インフルエンサービジネスとはわかりやすいシールを貼ること。
鳥羽:ちょっと頭がおかしい話をすると(笑)、ぼくは普通の人がランクルを運転する100倍ぐらい真剣に運転してんすよ。 首都高とかでこのクルマだと、ギリギリどこまで行けるのかって。そこまで運転することで、ようやくアイツを使いこなせる。愛車という言葉があるくらい、クルマは唯一、モノに対して愛がつく。それくらい大事なモノ。だから、1回1回の運転を大事にした方がいいと思ってます。演技でいえば、1回の演技に対して、どれだけフィードバックを持てるかとやっているひとと、ただやってる人とは全然違うじゃん。
笠松:絶対に違いますね。
鳥羽:1打席1打席を全部大事にして、昨日より今日をよくすることを継続すると意外と遠くにいける。たとえばインスタグラムも、今年一年でフォロワー2万人くらいになった。最初は何パターンか試して、あ、これだなと思ったら、それで集中的にやると半年ぐらいでバーって伸びたんだよね。ぼくはそういう何かのジャンルの最適解を見つけるのは好きっすね。
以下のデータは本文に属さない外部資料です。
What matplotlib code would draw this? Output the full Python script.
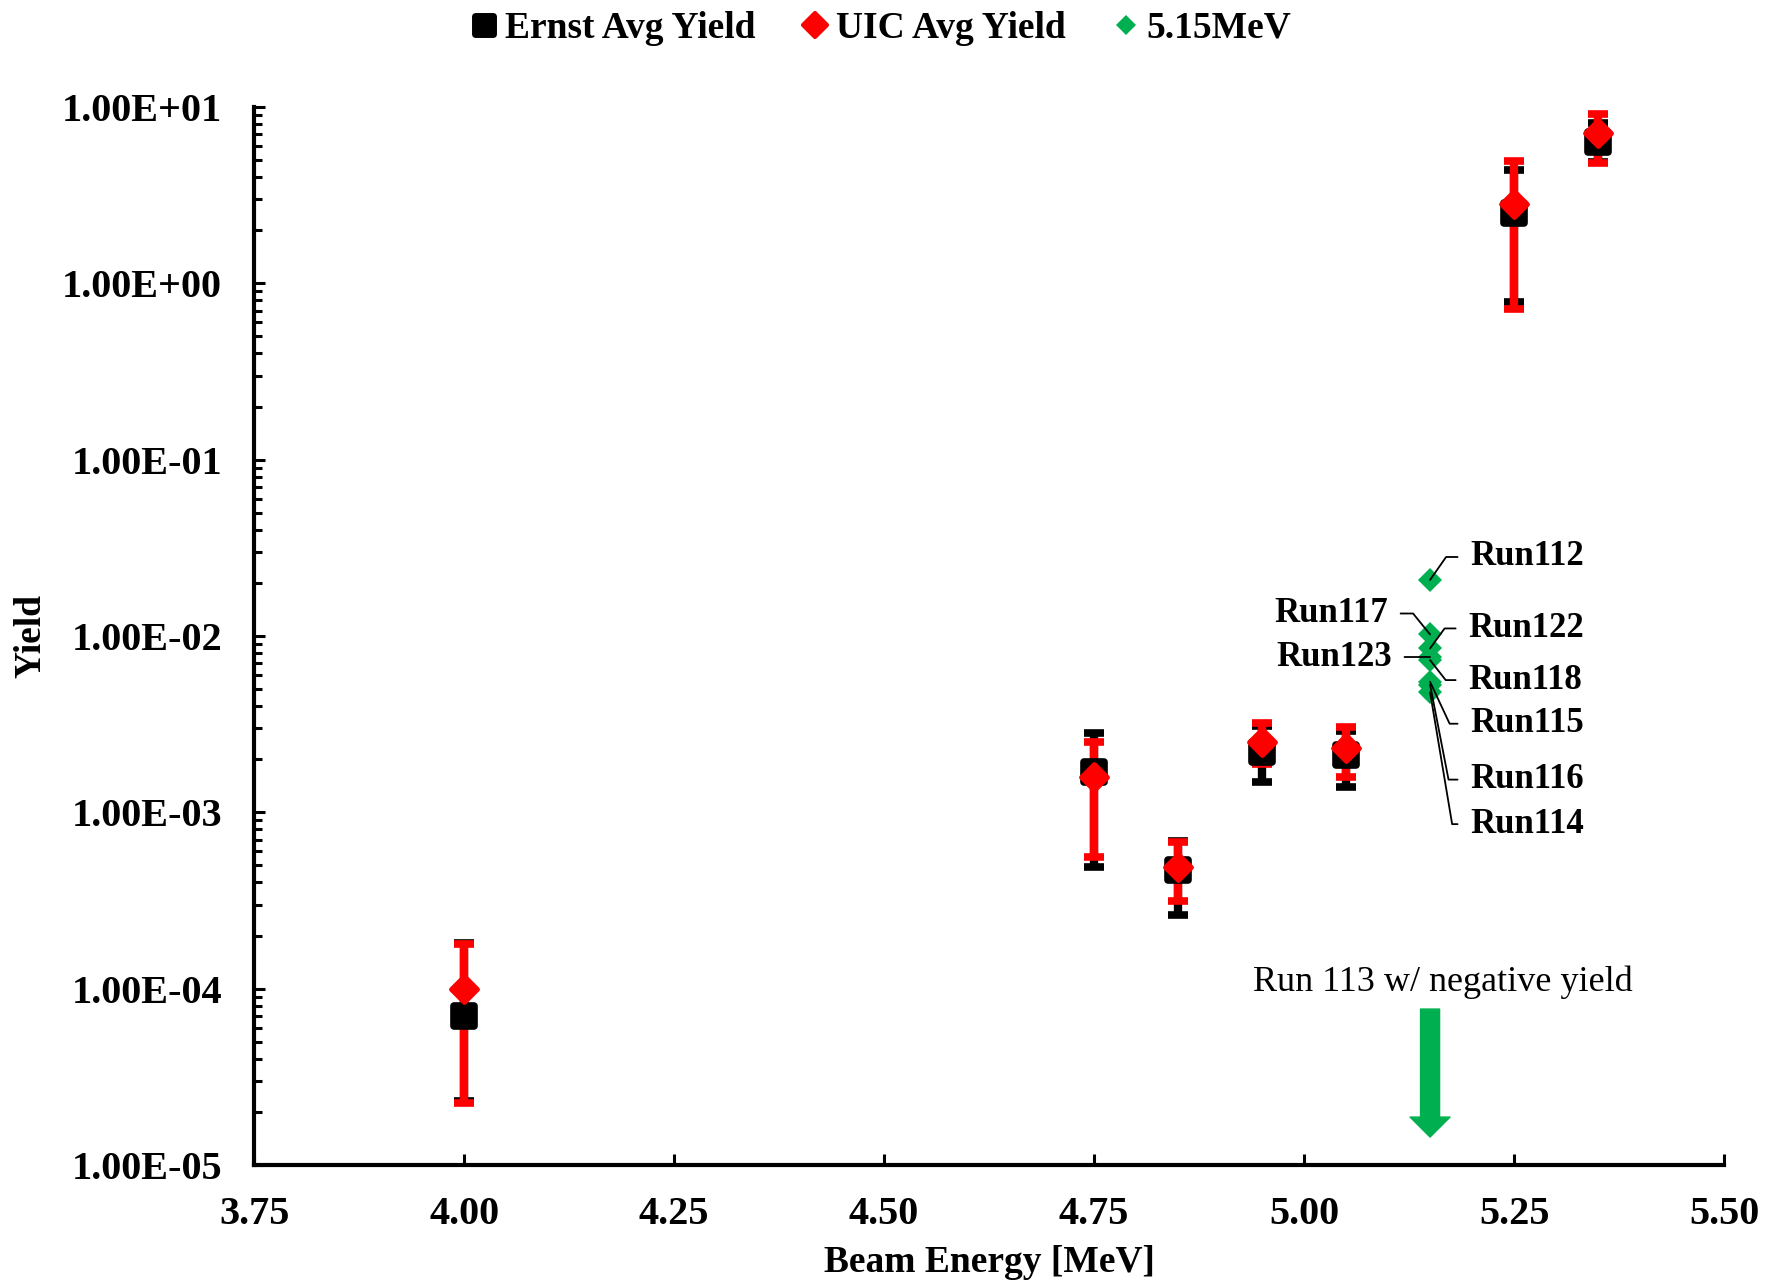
import numpy as np
import matplotlib
matplotlib.use("Agg")
import matplotlib.pyplot as plt
from matplotlib.lines import Line2D
from matplotlib.markers import MarkerStyle
from matplotlib.ticker import LogLocator, FuncFormatter, NullFormatter, MultipleLocator

plt.rcParams["font.family"] = ["Liberation Serif", "DejaVu Serif"]
plt.rcParams["font.weight"] = "bold"

# beam energies [MeV]
energy = [4.00, 4.75, 4.85, 4.95, 5.05, 5.25, 5.35]

# Ernst average yield with error bar ends
ernst = [7.0e-5, 1.69e-3, 4.7e-4, 2.19e-3, 2.11e-3, 2.51, 6.33]
ernst_hi = [1.82e-4, 2.81e-3, 6.9e-4, 3.1e-3, 2.9e-3, 4.4, 8.1]
ernst_lo = [2.3e-5, 4.89e-4, 2.61e-4, 1.48e-3, 1.39e-3, 0.78, 4.85]

# UIC average yield with error bar ends
uic = [1.0e-4, 1.58e-3, 4.89e-4, 2.5e-3, 2.31e-3, 2.82, 7.13]
uic_hi = [1.79e-4, 2.5e-3, 6.78e-4, 3.2e-3, 3.04e-3, 4.94, 9.13]
uic_lo = [2.24e-5, 5.57e-4, 3.13e-4, 1.87e-3, 1.58e-3, 0.714, 4.8]

# individual runs at 5.15 MeV
run_energy = 5.15
run_names = ["Run112", "Run117", "Run122", "Run123", "Run118", "Run115", "Run116", "Run114"]
run_yield = [2.08e-2, 1.02e-2, 8.5e-3, 7.6e-3, 7.3e-3, 5.5e-3, 5.3e-3, 4.8e-3]

BLACK = "#000000"
RED = "#FF0000"
GREEN = "#00B050"

fig = plt.figure(figsize=(17.73, 12.86), dpi=100)
ax = fig.add_axes([0.1433, 0.0941, 0.8291, 0.8227])


def err(vals, lo, hi):
    v = np.array(vals)
    return np.vstack([v - np.array(lo), np.array(hi) - v])


# capsize is half the cap length in matplotlib
eb_kw = dict(fmt="none", elinewidth=6, capsize=7.4, capthick=5.5, zorder=2)
ax.errorbar(energy, ernst, yerr=err(ernst, ernst_lo, ernst_hi), ecolor=BLACK, **eb_kw)
ax.errorbar(energy, uic, yerr=err(uic, uic_lo, uic_hi), ecolor=RED, **eb_kw)

sq = MarkerStyle("s", joinstyle="round")
dm = MarkerStyle("D", joinstyle="round")
ax.plot(energy, ernst, ls="none", marker=sq, ms=14, mfc=BLACK, mec=BLACK, mew=5.5, zorder=3)
ax.plot(energy, uic, ls="none", marker=dm, ms=13, mfc=RED, mec=RED, mew=3.5, zorder=4)
ax.plot([run_energy] * len(run_yield), run_yield, ls="none", marker="D", ms=12.5,
        mfc=GREEN, mec=GREEN, mew=0, zorder=5)

# run labels with leader lines: (dx, dy) in points, ha, leader angle
label_layout = {
    "Run112": (28.8, 16.5, "left", 55),
    "Run117": (-30.2, 15.1, "right", -51),
    "Run122": (27.4, 14.4, "left", 54),
    "Run123": (-27.4, 0.0, "right", None),
    "Run118": (27.4, -14.4, "left", -52),
    "Run115": (28.8, -30.2, "left", -65),
    "Run116": (28.8, -68.4, "left", -79),
    "Run114": (28.8, -95.0, "left", -80.5),
}
for name, val in zip(run_names, run_yield):
    dx, dy, ha, ang = label_layout[name]
    if ang is None:
        cs = "arc3,rad=0"
    else:
        cs = f"angle,angleA=0,angleB={ang},rad=0"
    ax.annotate(name, xy=(run_energy, val), xytext=(dx, dy), textcoords="offset points",
                ha=ha, va="center", fontsize=25, fontweight="bold", zorder=6,
                arrowprops=dict(arrowstyle="-", color=BLACK, lw=1.3, shrinkA=7, shrinkB=0,
                                connectionstyle=cs))

# negative-yield note with arrow
ax.text(5.165, 1.09e-4, "Run 113 w/ negative yield", ha="center", va="center",
        fontsize=26, fontweight="normal")
ax.annotate("", xy=(run_energy, 1.44e-5), xytext=(run_energy, 7.66e-5),
            arrowprops=dict(arrowstyle="simple,head_length=1.05,head_width=2.1,tail_width=1",
                            mutation_scale=13.7, color=GREEN, shrinkA=0, shrinkB=0))

ax.set_yscale("log")
ax.set_xlim(3.75, 5.5)
ax.set_ylim(1e-5, 10)
ax.xaxis.set_major_locator(MultipleLocator(0.25))
ax.xaxis.set_major_formatter(FuncFormatter(lambda v, p: f"{v:.2f}"))
ax.yaxis.set_major_locator(LogLocator(base=10, numticks=20))
ax.yaxis.set_minor_locator(LogLocator(base=10, subs=np.arange(2, 10), numticks=20))
ax.yaxis.set_major_formatter(FuncFormatter(lambda v, p: f"{v:.2E}"))
ax.yaxis.set_minor_formatter(NullFormatter())

for side in ["top", "right"]:
    ax.spines[side].set_visible(False)
for side in ["left", "bottom"]:
    ax.spines[side].set_linewidth(3)

ax.tick_params(axis="both", which="major", direction="in", length=8, width=2.2, labelsize=29)
ax.tick_params(axis="y", which="minor", direction="in", length=5.5, width=2.2)
ax.tick_params(axis="x", which="major", pad=22)
ax.tick_params(axis="y", which="major", pad=23)

ax.set_xlabel("Beam Energy [MeV]", fontsize=27, fontweight="bold")
ax.set_ylabel("Yield", fontsize=27, fontweight="bold")
ax.xaxis.set_label_coords(0.5, -0.0926)
ax.xaxis.label.set_va("center")
ax.yaxis.set_label_coords(-0.1515, 0.5)
ax.yaxis.label.set_va("center")

handles = [
    Line2D([], [], ls="none", marker=sq, ms=12.5, mfc=BLACK, mec=BLACK, mew=5),
    Line2D([], [], ls="none", marker=dm, ms=12, mfc=RED, mec=RED, mew=3),
    Line2D([], [], ls="none", marker="D", ms=10, mfc=GREEN, mec=GREEN, mew=0),
]
fig.legend(handles, ["Ernst Avg Yield", "UIC Avg Yield", "5.15MeV"], loc="center",
           bbox_to_anchor=(0.4963, 0.978), ncol=3, frameon=False, fontsize=27,
           handlelength=0.8, handletextpad=0.15, columnspacing=1.2, borderpad=0,
           borderaxespad=0)

fig.savefig("out.png", dpi=100, facecolor="white")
情報量や真剣さをベースに積み上げていって、どっかで、あ、こういう感じねと見えたら、結構バーっといっちゃう。
笠松:SNSを伸ばすこと自体はすごく大切なことじゃないですか。でも、どういった作品に出るかというブランディングって、ぼくはあまり関係ないと思っているんです。なぜかというと、言葉が難しいんだけど。たとえば、いまこの目の前にあるこのコップにブランドのシールが貼ってないと、そのブランドだとわからない人もいる。一方で、すごい職人がつくった、いいコップだと分かる人には分かる。つまりフォロワーがたくさんいるというのは、そのシールなんです。そのシールを貼らなきゃわからない人を相手にしなきゃいけない段階にいる自分がいたたまれないだけで、別にそのシールをぼくはいらない。
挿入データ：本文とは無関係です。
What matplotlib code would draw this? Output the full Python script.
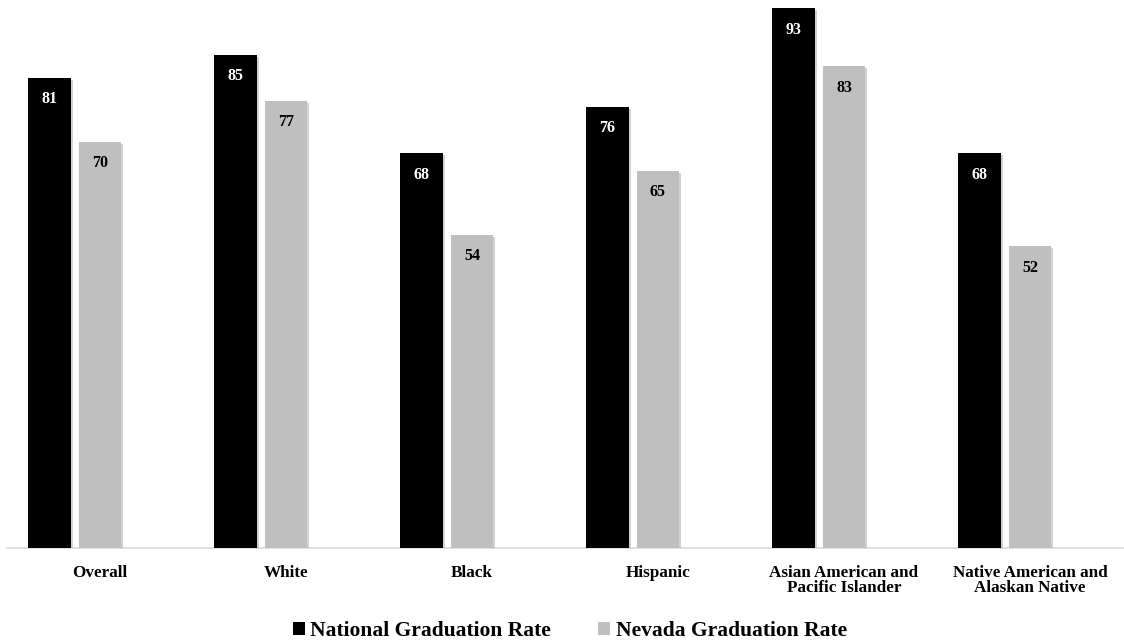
import matplotlib
matplotlib.use("Agg")
import matplotlib.pyplot as plt
import matplotlib.patheffects as pe
from matplotlib.patches import Patch
import numpy as np

categories = ["Overall", "White", "Black", "Hispanic",
              "Asian American and\nPacific Islander",
              "Native American and\nAlaskan Native"]
national = [81, 85, 68, 76, 93, 68]
nevada = [70, 77, 54, 65, 83, 52]
series_names = ["National Graduation Rate", "Nevada Graduation Rate"]

plt.rcParams['font.family'] = ['Liberation Serif', 'DejaVu Serif']
plt.rcParams['font.weight'] = 'bold'

fig = plt.figure(figsize=(11.24, 6.4), dpi=100)
ax = fig.add_axes([7/1124, 92/640, 1116/1124, 548/640])

x = np.arange(len(categories))
w = 0.23
shift = 0.272
shadow = [pe.SimplePatchShadow(offset=(1.5, -1.5), shadow_rgbFace='#808080', alpha=0.35), pe.Normal()]

b1 = ax.bar(x - shift, national, width=w, color='black', zorder=3)
b2 = ax.bar(x, nevada, width=w, color='#bfbfbf', zorder=3)
for b in list(b1) + list(b2):
    b.set_path_effects(shadow)

for xi, v in zip(x - shift, national):
    ax.text(xi, v - 3.7, str(v), ha='center', va='center', color='white',
            fontsize=11.5, fontweight='bold', zorder=4)
for xi, v in zip(x, nevada):
    ax.text(xi, v - 3.7, str(v), ha='center', va='center', color='black',
            fontsize=11.5, fontweight='bold', zorder=4)

ax.set_xlim(-0.5, 5.5)
ax.set_ylim(0, 94.4)
ax.set_yticks([])
ax.set_xticks(x)
ax.set_xticklabels(categories, fontsize=12.3, fontweight='bold', linespacing=0.95)
ax.tick_params(axis='x', length=0, pad=12)
for s in ['top', 'right', 'left']:
    ax.spines[s].set_visible(False)
ax.spines['bottom'].set_color('#d9d9d9')
ax.spines['bottom'].set_linewidth(1.2)

handles = [Patch(facecolor='black'), Patch(facecolor='#bfbfbf')]
fig.legend(handles, series_names, loc='lower center', bbox_to_anchor=(0.507, -0.032),
           ncol=2, frameon=False, handlelength=0.55, handleheight=0.55,
           handletextpad=0.25, columnspacing=2.2,
           prop={'family': 'Liberation Serif', 'weight': 'bold', 'size': 15.5})

fig.savefig("out.png", dpi=100)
鳥羽:でも、本質は多分そこ。料理もそうで、別に名札つけて仕事するわけじゃないし、うちは食べログ何点のお店ですというわけじゃないから。うちの青山の「Hotel’s」も食べログの点数はそんなに高くない。一周回ったような人たちは、内装や椅子とか含めてトータルでいいと言って来てくれるはずだとチャレンジしたくて始めたんです。だからしょうちのいう、環境も含めてだけどモノだけで純粋に勝負していくって、すごい大事というのはめっちゃわかる。
笠松:そのあたりは、人がやってほしいこととぼくがやりたいことが違ったりしていて、結構難しいなと思うことがあります。そのよくないギャップがぼくの中ではストレス。言い方が難しいけど、メジャーに乗っかるっていうのは、それはそれでいい経験だけど、その間に失っているものも実はすごくある。
鳥羽:それは超ある!
笠松:だからすごく難しい問題です。